▶ **Requirement**
Copy out the listing that follows, exactly, without its pictures.
### Recorded information
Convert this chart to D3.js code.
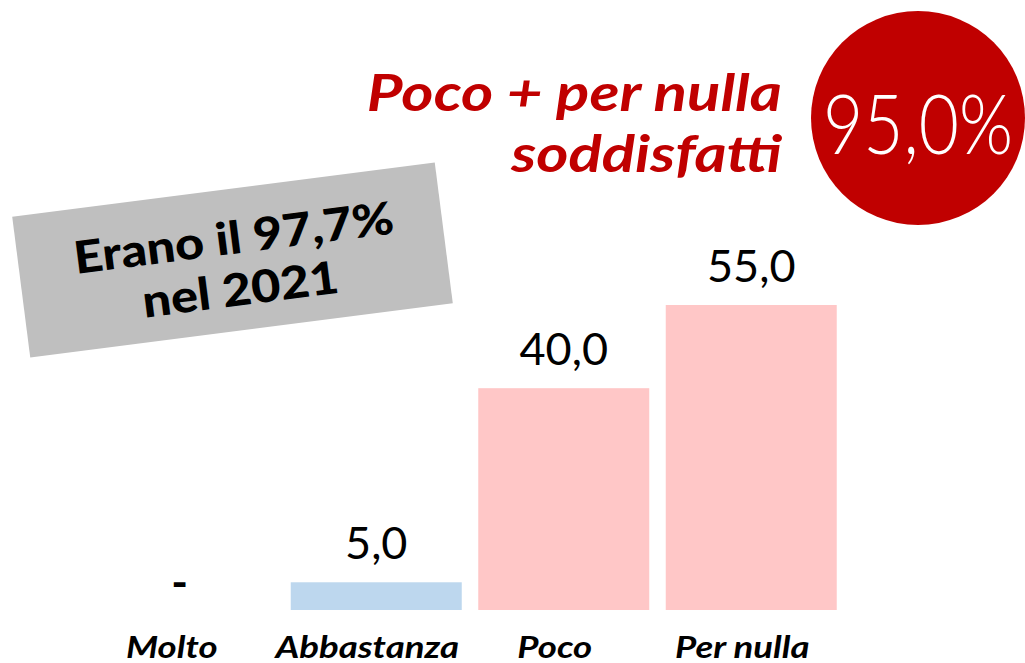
<!DOCTYPE html>
<html><head><meta charset="utf-8">
<script src="https://cdn.jsdelivr.net/npm/d3@7"></script>
<style>body{margin:0;background:#fff;}svg{display:block;}</style>
</head><body>
<svg id="c" width="1025" height="663"></svg>
<script>
const categories = ["Molto","Abbastanza","Poco","Per nulla"];
const values = [0, 5.0, 40.0, 55.0];
const valueLabels = ["-","5,0","40,0","55,0"];
const barColors = ["#BDD7EE","#BDD7EE","#FFC7C7","#FFC7C7"];
const titleLines = ["Poco + per nulla","soddisfatti"];
const totalLabel = "95,0%";
const noteLines = ["Erano il 97,7%","nel 2021"];

const svg = d3.select("#c");
const font = "Lato, 'Open Sans', sans-serif";

// widen glyphs (Century Gothic-like proportions)
function stretch(sel, f) {
  sel.each(function() {
    const w = this.getComputedTextLength();
    d3.select(this).attr("textLength", w * f).attr("lengthAdjust", "spacingAndGlyphs");
  });
}

const x = d3.scaleBand().domain(categories).range([95, 845]).paddingInner(0.088).paddingOuter(0.044);
const y = d3.scaleLinear().domain([0, 55]).range([610, 305]);

// bars
svg.selectAll("rect.bar").data(categories).enter().append("rect")
  .attr("class","bar")
  .attr("x", d => x(d)).attr("width", x.bandwidth())
  .attr("y", (d,i) => y(values[i])).attr("height", (d,i) => y(0) - y(values[i]))
  .attr("fill", (d,i) => barColors[i]);

// value labels
const vl = svg.selectAll("text.val").data(categories).enter().append("text")
  .attr("class","val")
  .attr("x", (d,i) => x(d) + x.bandwidth()/2 + (i===0 ? -9 : 0))
  .attr("y", (d,i) => values[i] === 0 ? 599 : y(values[i]) - 23)
  .attr("text-anchor","middle")
  .attr("font-family", font).attr("font-weight", (d,i) => i===0 ? 700 : 400).attr("font-size", 45)
  .attr("fill","#000")
  .text((d,i) => valueLabels[i]);

// category labels
const xAxis = d3.axisBottom(x).tickSize(0).tickPadding(0);
const ax = svg.append("g").attr("transform","translate(0,637)").call(xAxis);
ax.select(".domain").remove();
const tl = ax.selectAll("text")
  .attr("font-family", font).attr("font-weight", 700).attr("font-style","italic")
  .attr("font-size", 30).attr("fill","#000")
  .attr("dy","0.71em")
  .attr("dx", (d,i) => i===0 ? -17 : -9);
stretch(tl, 1.22);

// title
const title = svg.append("text").attr("text-anchor","end")
  .attr("font-family", font).attr("font-weight", 700).attr("font-style","italic")
  .attr("font-size", 51).attr("fill","#C00000");
titleLines.forEach((t,i) => title.append("tspan").attr("x", 782).attr("y", 111 + i*61).text(t));
title.selectAll("tspan").each(function(){
  const w = this.getComputedTextLength();
  d3.select(this).attr("textLength", w*1.21).attr("lengthAdjust","spacingAndGlyphs");
});

// circle
svg.append("circle").attr("cx", 918).attr("cy", 118).attr("r", 107).attr("fill","#C00000");
const tot = svg.append("text").attr("x", 918).attr("y", 154).attr("text-anchor","middle")
  .attr("font-family", font).attr("font-weight", 300).attr("font-size", 82)
  .attr("fill","#fff").text(totalLabel);
tot.attr("textLength", 190).attr("lengthAdjust","spacingAndGlyphs");

// rotated note box
const note = svg.append("g").attr("transform","translate(232.5,260) rotate(-7.3)");
note.append("rect").attr("x",-213).attr("y",-71).attr("width",426).attr("height",142).attr("fill","#BFBFBF");
const nt = note.append("text").attr("text-anchor","middle")
  .attr("font-family", font).attr("font-weight", 900).attr("font-size", 45).attr("fill","#000");
noteLines.forEach((t,i) => nt.append("tspan").attr("x", 4).attr("y", -6 + i*52).text(t));
nt.selectAll("tspan").each(function(){
  const w = this.getComputedTextLength();
  d3.select(this).attr("textLength", w*1.12).attr("lengthAdjust","spacingAndGlyphs");
});
</script>
</body></html>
######
▶ **Problem solution**
Convert this chart to D3.js code.
<!DOCTYPE html>
<html><head><meta charset="utf-8">
<script src="https://cdn.jsdelivr.net/npm/d3@7"></script>
<style>body{margin:0;background:#fff;}svg{display:block;}</style>
</head><body>
<svg id="c" width="1025" height="663"></svg>
<script>
const categories = ["Molto","Abbastanza","Poco","Per nulla"];
const values = [0, 5.0, 40.0, 55.0];
const valueLabels = ["-","5,0","40,0","55,0"];
const barColors = ["#BDD7EE","#BDD7EE","#FFC7C7","#FFC7C7"];
const titleLines = ["Poco + per nulla","soddisfatti"];
const totalLabel = "95,0%";
const noteLines = ["Erano il 97,7%","nel 2021"];

const svg = d3.select("#c");
const font = "Lato, 'Open Sans', sans-serif";

// widen glyphs (Century Gothic-like proportions)
function stretch(sel, f) {
  sel.each(function() {
    const w = this.getComputedTextLength();
    d3.select(this).attr("textLength", w * f).attr("lengthAdjust", "spacingAndGlyphs");
  });
}

const x = d3.scaleBand().domain(categories).range([95, 845]).paddingInner(0.088).paddingOuter(0.044);
const y = d3.scaleLinear().domain([0, 55]).range([610, 305]);

// bars
svg.selectAll("rect.bar").data(categories).enter().append("rect")
  .attr("class","bar")
  .attr("x", d => x(d)).attr("width", x.bandwidth())
  .attr("y", (d,i) => y(values[i])).attr("height", (d,i) => y(0) - y(values[i]))
  .attr("fill", (d,i) => barColors[i]);

// value labels
const vl = svg.selectAll("text.val").data(categories).enter().append("text")
  .attr("class","val")
  .attr("x", (d,i) => x(d) + x.bandwidth()/2 + (i===0 ? -9 : 0))
  .attr("y", (d,i) => values[i] === 0 ? 599 : y(values[i]) - 23)
  .attr("text-anchor","middle")
  .attr("font-family", font).attr("font-weight", (d,i) => i===0 ? 700 : 400).attr("font-size", 45)
  .attr("fill","#000")
  .text((d,i) => valueLabels[i]);

// category labels
const xAxis = d3.axisBottom(x).tickSize(0).tickPadding(0);
const ax = svg.append("g").attr("transform","translate(0,637)").call(xAxis);
ax.select(".domain").remove();
const tl = ax.selectAll("text")
  .attr("font-family", font).attr("font-weight", 700).attr("font-style","italic")
  .attr("font-size", 30).attr("fill","#000")
  .attr("dy","0.71em")
  .attr("dx", (d,i) => i===0 ? -17 : -9);
stretch(tl, 1.22);

// title
const title = svg.append("text").attr("text-anchor","end")
  .attr("font-family", font).attr("font-weight", 700).attr("font-style","italic")
  .attr("font-size", 51).attr("fill","#C00000");
titleLines.forEach((t,i) => title.append("tspan").attr("x", 782).attr("y", 111 + i*61).text(t));
title.selectAll("tspan").each(function(){
  const w = this.getComputedTextLength();
  d3.select(this).attr("textLength", w*1.21).attr("lengthAdjust","spacingAndGlyphs");
});

// circle
svg.append("circle").attr("cx", 918).attr("cy", 118).attr("r", 107).attr("fill","#C00000");
const tot = svg.append("text").attr("x", 918).attr("y", 154).attr("text-anchor","middle")
  .attr("font-family", font).attr("font-weight", 300).attr("font-size", 82)
  .attr("fill","#fff").text(totalLabel);
tot.attr("textLength", 190).attr("lengthAdjust","spacingAndGlyphs");

// rotated note box
const note = svg.append("g").attr("transform","translate(232.5,260) rotate(-7.3)");
note.append("rect").attr("x",-213).attr("y",-71).attr("width",426).attr("height",142).attr("fill","#BFBFBF");
const nt = note.append("text").attr("text-anchor","middle")
  .attr("font-family", font).attr("font-weight", 900).attr("font-size", 45).attr("fill","#000");
noteLines.forEach((t,i) => nt.append("tspan").attr("x", 4).attr("y", -6 + i*52).text(t));
nt.selectAll("tspan").each(function(){
  const w = this.getComputedTextLength();
  d3.select(this).attr("textLength", w*1.12).attr("lengthAdjust","spacingAndGlyphs");
});
</script>
</body></html>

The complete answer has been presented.